Equally, it appears that the large US Tech stocks are having a divorce from fundamentals in the same way that the bond markets did under QE - fundamentals don’t matter. Only flow does. An 80:20 barbell of Cash and Tech stocks (or even better call options) would be an interesting strategy right now. Perhaps with a mix of a Bitcoin ETF. That’s probably what the AI traders powered by Nvidia’s chips are doing!
Conclusion.
With the caveat that selling stocks short into a momentum rally is always dangerous, there are sufficient alarm bells around this AI hype to warrant a reminder of times past and certainly to caution participation for anyone other than active traders. (reminder, not investment advice). When investors wanted to buy the ‘picks and shovels’ of the internet boom back in 2000, we saw similar rapid price movements. However, as noted it only took a small fire in Texas to trigger a chain of events that led to a profit warning and a collapse in the magical thinking propping up the share price of two of the biggest market cap stocks in Europe, which then extended to the wider sector.
The problem was the implied parabolic earnings required to justify double digit sales multiples and the associated passive/closet indexing that was substituting index tracking for risk management. Currently the magical thinking on AI is such that everything has to ‘go right’. Investors are selling China on the (very small) chance that China invades Taiwan, for example, while seemingly ignoring that such a move would send these stocks on double digit sales multiples down 90%. They are also assuming that the biggest customers will remain captured, that there is no emergent competition and that, even without an invasion there is no disruption from tariffs into their biggest end user market.

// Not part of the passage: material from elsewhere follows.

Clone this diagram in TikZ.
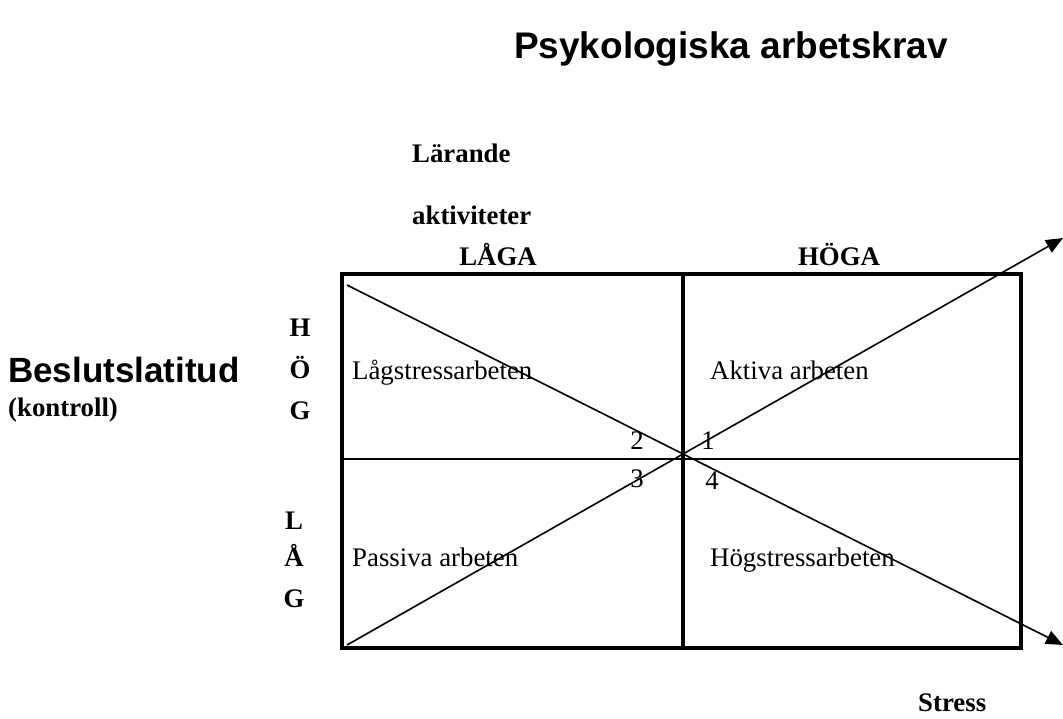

A barbell where everything is expected to go wrong for most of the market but everything is required to go right for a small part with a strong narrative might work for an active trader, but doesn’t make sense for a long term investor. The risk manager stuck in the middle trying not to underperform a benchmark probably has to hold their nose and join in. But we would be happy to sit this one out.